EXERCISE: Copy each line below exactly and leave the pictures out.

## begin

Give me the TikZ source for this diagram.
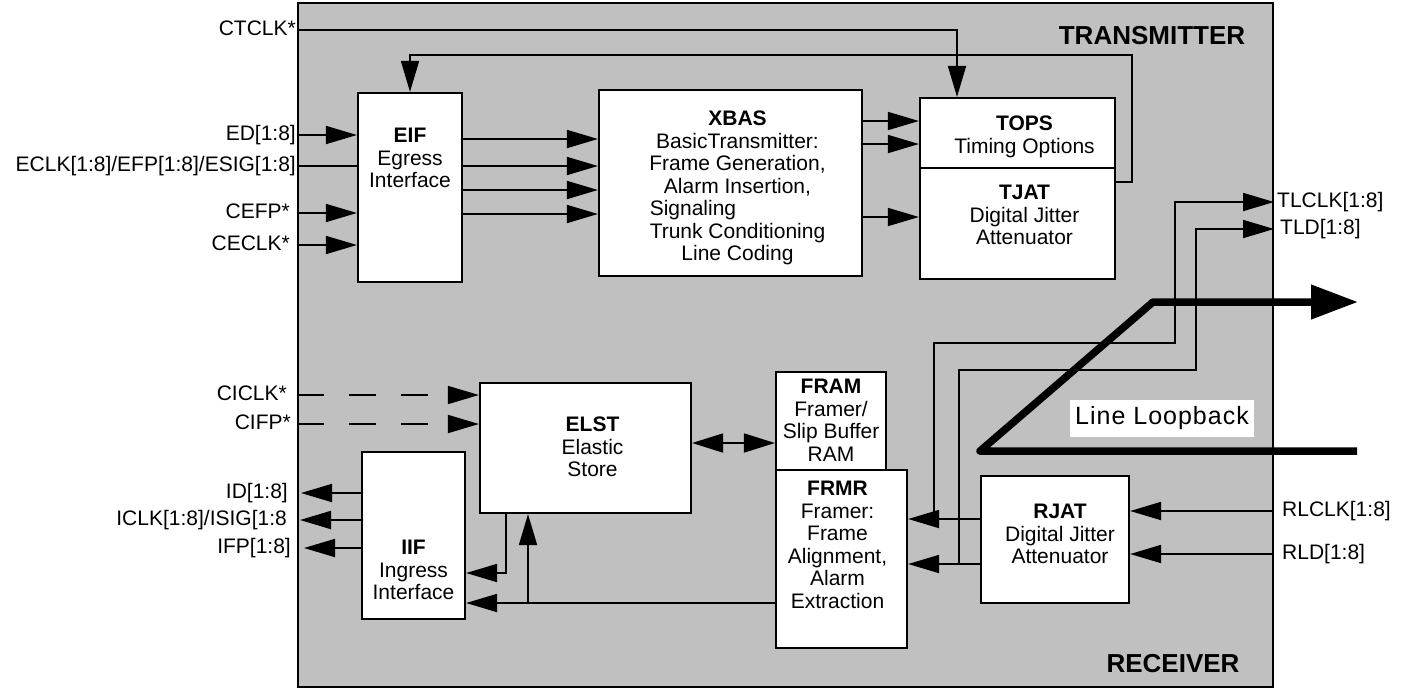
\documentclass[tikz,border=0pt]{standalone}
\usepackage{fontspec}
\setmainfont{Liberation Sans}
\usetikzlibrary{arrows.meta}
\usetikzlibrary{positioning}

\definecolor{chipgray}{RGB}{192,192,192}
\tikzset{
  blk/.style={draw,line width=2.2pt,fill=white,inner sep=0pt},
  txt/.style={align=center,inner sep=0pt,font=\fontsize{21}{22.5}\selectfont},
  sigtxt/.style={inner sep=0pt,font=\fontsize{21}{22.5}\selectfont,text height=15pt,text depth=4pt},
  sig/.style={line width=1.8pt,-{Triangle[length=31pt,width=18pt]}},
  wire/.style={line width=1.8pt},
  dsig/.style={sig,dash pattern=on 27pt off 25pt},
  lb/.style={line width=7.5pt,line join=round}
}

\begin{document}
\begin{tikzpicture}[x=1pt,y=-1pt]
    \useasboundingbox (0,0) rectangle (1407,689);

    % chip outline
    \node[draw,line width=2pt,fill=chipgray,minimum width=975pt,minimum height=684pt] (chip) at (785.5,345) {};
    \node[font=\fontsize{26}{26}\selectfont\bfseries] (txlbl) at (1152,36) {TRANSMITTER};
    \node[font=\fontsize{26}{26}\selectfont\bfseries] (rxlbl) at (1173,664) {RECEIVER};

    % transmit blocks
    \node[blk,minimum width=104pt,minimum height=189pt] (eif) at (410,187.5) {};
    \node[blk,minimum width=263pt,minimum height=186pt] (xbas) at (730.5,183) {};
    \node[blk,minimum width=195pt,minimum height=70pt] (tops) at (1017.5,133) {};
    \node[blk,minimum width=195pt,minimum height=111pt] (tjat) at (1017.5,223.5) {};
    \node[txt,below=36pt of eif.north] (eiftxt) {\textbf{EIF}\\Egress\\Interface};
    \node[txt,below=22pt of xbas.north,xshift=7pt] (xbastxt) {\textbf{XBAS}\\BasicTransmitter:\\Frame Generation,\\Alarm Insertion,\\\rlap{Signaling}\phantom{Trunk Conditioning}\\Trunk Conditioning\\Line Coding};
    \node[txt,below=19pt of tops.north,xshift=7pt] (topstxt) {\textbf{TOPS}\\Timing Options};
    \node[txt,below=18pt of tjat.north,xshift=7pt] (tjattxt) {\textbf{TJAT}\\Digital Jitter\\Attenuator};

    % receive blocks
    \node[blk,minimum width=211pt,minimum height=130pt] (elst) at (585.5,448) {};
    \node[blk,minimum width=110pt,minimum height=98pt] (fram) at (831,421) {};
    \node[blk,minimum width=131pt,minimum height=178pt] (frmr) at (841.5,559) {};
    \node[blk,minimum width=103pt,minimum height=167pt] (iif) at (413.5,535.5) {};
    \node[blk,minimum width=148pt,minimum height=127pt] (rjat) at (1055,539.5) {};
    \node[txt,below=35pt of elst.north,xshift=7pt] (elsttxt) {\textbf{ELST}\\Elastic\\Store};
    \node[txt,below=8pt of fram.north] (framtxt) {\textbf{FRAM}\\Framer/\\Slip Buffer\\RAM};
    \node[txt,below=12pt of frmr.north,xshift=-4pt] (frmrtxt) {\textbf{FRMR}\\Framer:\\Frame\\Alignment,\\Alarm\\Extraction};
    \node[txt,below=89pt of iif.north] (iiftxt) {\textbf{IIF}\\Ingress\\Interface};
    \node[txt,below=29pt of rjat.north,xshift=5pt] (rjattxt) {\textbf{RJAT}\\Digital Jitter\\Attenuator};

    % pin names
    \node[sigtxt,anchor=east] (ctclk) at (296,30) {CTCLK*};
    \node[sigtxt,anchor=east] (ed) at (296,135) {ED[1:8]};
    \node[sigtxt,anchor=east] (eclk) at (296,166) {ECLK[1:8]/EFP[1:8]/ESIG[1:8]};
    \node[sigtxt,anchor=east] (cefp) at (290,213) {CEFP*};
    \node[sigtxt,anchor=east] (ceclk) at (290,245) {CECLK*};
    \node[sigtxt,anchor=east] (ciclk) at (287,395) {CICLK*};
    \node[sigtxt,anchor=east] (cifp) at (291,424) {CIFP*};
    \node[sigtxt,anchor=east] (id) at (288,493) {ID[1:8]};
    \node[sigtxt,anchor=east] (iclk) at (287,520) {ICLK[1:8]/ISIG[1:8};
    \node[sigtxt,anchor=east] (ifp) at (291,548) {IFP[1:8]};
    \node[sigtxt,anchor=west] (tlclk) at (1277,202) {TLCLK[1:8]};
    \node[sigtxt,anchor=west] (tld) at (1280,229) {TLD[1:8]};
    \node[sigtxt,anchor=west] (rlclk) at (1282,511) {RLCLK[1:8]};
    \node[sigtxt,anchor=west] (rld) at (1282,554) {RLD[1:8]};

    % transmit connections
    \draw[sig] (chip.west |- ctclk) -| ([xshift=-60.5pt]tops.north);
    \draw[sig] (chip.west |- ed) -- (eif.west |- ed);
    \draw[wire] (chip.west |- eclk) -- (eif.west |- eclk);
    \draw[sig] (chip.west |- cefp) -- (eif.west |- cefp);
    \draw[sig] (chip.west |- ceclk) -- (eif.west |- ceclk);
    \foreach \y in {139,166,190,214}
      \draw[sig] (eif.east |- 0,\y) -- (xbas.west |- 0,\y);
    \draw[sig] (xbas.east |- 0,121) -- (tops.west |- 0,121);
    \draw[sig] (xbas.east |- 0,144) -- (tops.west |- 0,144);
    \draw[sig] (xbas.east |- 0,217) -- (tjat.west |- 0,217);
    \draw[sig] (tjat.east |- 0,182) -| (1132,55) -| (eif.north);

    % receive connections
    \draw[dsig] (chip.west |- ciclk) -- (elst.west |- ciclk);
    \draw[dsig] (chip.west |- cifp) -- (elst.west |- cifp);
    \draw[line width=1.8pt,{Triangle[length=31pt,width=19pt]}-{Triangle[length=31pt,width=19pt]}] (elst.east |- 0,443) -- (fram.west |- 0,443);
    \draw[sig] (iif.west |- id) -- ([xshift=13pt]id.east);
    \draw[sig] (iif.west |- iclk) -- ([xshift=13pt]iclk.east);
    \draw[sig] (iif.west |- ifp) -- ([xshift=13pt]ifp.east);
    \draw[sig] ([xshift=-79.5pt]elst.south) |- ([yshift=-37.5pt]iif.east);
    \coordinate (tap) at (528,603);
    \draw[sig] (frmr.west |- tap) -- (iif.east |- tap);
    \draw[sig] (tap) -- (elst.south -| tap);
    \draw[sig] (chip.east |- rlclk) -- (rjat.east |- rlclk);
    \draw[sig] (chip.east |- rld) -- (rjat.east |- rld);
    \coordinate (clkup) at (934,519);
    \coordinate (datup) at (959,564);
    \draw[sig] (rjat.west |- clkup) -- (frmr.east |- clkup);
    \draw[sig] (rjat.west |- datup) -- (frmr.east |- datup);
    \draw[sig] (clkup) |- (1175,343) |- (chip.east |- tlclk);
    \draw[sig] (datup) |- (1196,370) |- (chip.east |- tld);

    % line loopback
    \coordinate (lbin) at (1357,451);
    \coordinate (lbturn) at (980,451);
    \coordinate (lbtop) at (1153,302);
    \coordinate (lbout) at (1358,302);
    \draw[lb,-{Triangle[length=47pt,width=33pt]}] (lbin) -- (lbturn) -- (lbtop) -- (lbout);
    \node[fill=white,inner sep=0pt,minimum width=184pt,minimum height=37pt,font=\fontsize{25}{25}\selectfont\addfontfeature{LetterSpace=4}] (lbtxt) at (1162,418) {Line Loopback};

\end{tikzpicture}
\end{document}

## end

EXERCISE ANSWER:
Give me the TikZ source for this diagram.
\documentclass[tikz,border=0pt]{standalone}
\usepackage{fontspec}
\setmainfont{Liberation Sans}
\usetikzlibrary{arrows.meta}
\usetikzlibrary{positioning}

\definecolor{chipgray}{RGB}{192,192,192}
\tikzset{
  blk/.style={draw,line width=2.2pt,fill=white,inner sep=0pt},
  txt/.style={align=center,inner sep=0pt,font=\fontsize{21}{22.5}\selectfont},
  sigtxt/.style={inner sep=0pt,font=\fontsize{21}{22.5}\selectfont,text height=15pt,text depth=4pt},
  sig/.style={line width=1.8pt,-{Triangle[length=31pt,width=18pt]}},
  wire/.style={line width=1.8pt},
  dsig/.style={sig,dash pattern=on 27pt off 25pt},
  lb/.style={line width=7.5pt,line join=round}
}

\begin{document}
\begin{tikzpicture}[x=1pt,y=-1pt]
    \useasboundingbox (0,0) rectangle (1407,689);

    % chip outline
    \node[draw,line width=2pt,fill=chipgray,minimum width=975pt,minimum height=684pt] (chip) at (785.5,345) {};
    \node[font=\fontsize{26}{26}\selectfont\bfseries] (txlbl) at (1152,36) {TRANSMITTER};
    \node[font=\fontsize{26}{26}\selectfont\bfseries] (rxlbl) at (1173,664) {RECEIVER};

    % transmit blocks
    \node[blk,minimum width=104pt,minimum height=189pt] (eif) at (410,187.5) {};
    \node[blk,minimum width=263pt,minimum height=186pt] (xbas) at (730.5,183) {};
    \node[blk,minimum width=195pt,minimum height=70pt] (tops) at (1017.5,133) {};
    \node[blk,minimum width=195pt,minimum height=111pt] (tjat) at (1017.5,223.5) {};
    \node[txt,below=36pt of eif.north] (eiftxt) {\textbf{EIF}\\Egress\\Interface};
    \node[txt,below=22pt of xbas.north,xshift=7pt] (xbastxt) {\textbf{XBAS}\\BasicTransmitter:\\Frame Generation,\\Alarm Insertion,\\\rlap{Signaling}\phantom{Trunk Conditioning}\\Trunk Conditioning\\Line Coding};
    \node[txt,below=19pt of tops.north,xshift=7pt] (topstxt) {\textbf{TOPS}\\Timing Options};
    \node[txt,below=18pt of tjat.north,xshift=7pt] (tjattxt) {\textbf{TJAT}\\Digital Jitter\\Attenuator};

    % receive blocks
    \node[blk,minimum width=211pt,minimum height=130pt] (elst) at (585.5,448) {};
    \node[blk,minimum width=110pt,minimum height=98pt] (fram) at (831,421) {};
    \node[blk,minimum width=131pt,minimum height=178pt] (frmr) at (841.5,559) {};
    \node[blk,minimum width=103pt,minimum height=167pt] (iif) at (413.5,535.5) {};
    \node[blk,minimum width=148pt,minimum height=127pt] (rjat) at (1055,539.5) {};
    \node[txt,below=35pt of elst.north,xshift=7pt] (elsttxt) {\textbf{ELST}\\Elastic\\Store};
    \node[txt,below=8pt of fram.north] (framtxt) {\textbf{FRAM}\\Framer/\\Slip Buffer\\RAM};
    \node[txt,below=12pt of frmr.north,xshift=-4pt] (frmrtxt) {\textbf{FRMR}\\Framer:\\Frame\\Alignment,\\Alarm\\Extraction};
    \node[txt,below=89pt of iif.north] (iiftxt) {\textbf{IIF}\\Ingress\\Interface};
    \node[txt,below=29pt of rjat.north,xshift=5pt] (rjattxt) {\textbf{RJAT}\\Digital Jitter\\Attenuator};

    % pin names
    \node[sigtxt,anchor=east] (ctclk) at (296,30) {CTCLK*};
    \node[sigtxt,anchor=east] (ed) at (296,135) {ED[1:8]};
    \node[sigtxt,anchor=east] (eclk) at (296,166) {ECLK[1:8]/EFP[1:8]/ESIG[1:8]};
    \node[sigtxt,anchor=east] (cefp) at (290,213) {CEFP*};
    \node[sigtxt,anchor=east] (ceclk) at (290,245) {CECLK*};
    \node[sigtxt,anchor=east] (ciclk) at (287,395) {CICLK*};
    \node[sigtxt,anchor=east] (cifp) at (291,424) {CIFP*};
    \node[sigtxt,anchor=east] (id) at (288,493) {ID[1:8]};
    \node[sigtxt,anchor=east] (iclk) at (287,520) {ICLK[1:8]/ISIG[1:8};
    \node[sigtxt,anchor=east] (ifp) at (291,548) {IFP[1:8]};
    \node[sigtxt,anchor=west] (tlclk) at (1277,202) {TLCLK[1:8]};
    \node[sigtxt,anchor=west] (tld) at (1280,229) {TLD[1:8]};
    \node[sigtxt,anchor=west] (rlclk) at (1282,511) {RLCLK[1:8]};
    \node[sigtxt,anchor=west] (rld) at (1282,554) {RLD[1:8]};

    % transmit connections
    \draw[sig] (chip.west |- ctclk) -| ([xshift=-60.5pt]tops.north);
    \draw[sig] (chip.west |- ed) -- (eif.west |- ed);
    \draw[wire] (chip.west |- eclk) -- (eif.west |- eclk);
    \draw[sig] (chip.west |- cefp) -- (eif.west |- cefp);
    \draw[sig] (chip.west |- ceclk) -- (eif.west |- ceclk);
    \foreach \y in {139,166,190,214}
      \draw[sig] (eif.east |- 0,\y) -- (xbas.west |- 0,\y);
    \draw[sig] (xbas.east |- 0,121) -- (tops.west |- 0,121);
    \draw[sig] (xbas.east |- 0,144) -- (tops.west |- 0,144);
    \draw[sig] (xbas.east |- 0,217) -- (tjat.west |- 0,217);
    \draw[sig] (tjat.east |- 0,182) -| (1132,55) -| (eif.north);

    % receive connections
    \draw[dsig] (chip.west |- ciclk) -- (elst.west |- ciclk);
    \draw[dsig] (chip.west |- cifp) -- (elst.west |- cifp);
    \draw[line width=1.8pt,{Triangle[length=31pt,width=19pt]}-{Triangle[length=31pt,width=19pt]}] (elst.east |- 0,443) -- (fram.west |- 0,443);
    \draw[sig] (iif.west |- id) -- ([xshift=13pt]id.east);
    \draw[sig] (iif.west |- iclk) -- ([xshift=13pt]iclk.east);
    \draw[sig] (iif.west |- ifp) -- ([xshift=13pt]ifp.east);
    \draw[sig] ([xshift=-79.5pt]elst.south) |- ([yshift=-37.5pt]iif.east);
    \coordinate (tap) at (528,603);
    \draw[sig] (frmr.west |- tap) -- (iif.east |- tap);
    \draw[sig] (tap) -- (elst.south -| tap);
    \draw[sig] (chip.east |- rlclk) -- (rjat.east |- rlclk);
    \draw[sig] (chip.east |- rld) -- (rjat.east |- rld);
    \coordinate (clkup) at (934,519);
    \coordinate (datup) at (959,564);
    \draw[sig] (rjat.west |- clkup) -- (frmr.east |- clkup);
    \draw[sig] (rjat.west |- datup) -- (frmr.east |- datup);
    \draw[sig] (clkup) |- (1175,343) |- (chip.east |- tlclk);
    \draw[sig] (datup) |- (1196,370) |- (chip.east |- tld);

    % line loopback
    \coordinate (lbin) at (1357,451);
    \coordinate (lbturn) at (980,451);
    \coordinate (lbtop) at (1153,302);
    \coordinate (lbout) at (1358,302);
    \draw[lb,-{Triangle[length=47pt,width=33pt]}] (lbin) -- (lbturn) -- (lbtop) -- (lbout);
    \node[fill=white,inner sep=0pt,minimum width=184pt,minimum height=37pt,font=\fontsize{25}{25}\selectfont\addfontfeature{LetterSpace=4}] (lbtxt) at (1162,418) {Line Loopback};

\end{tikzpicture}
\end{document}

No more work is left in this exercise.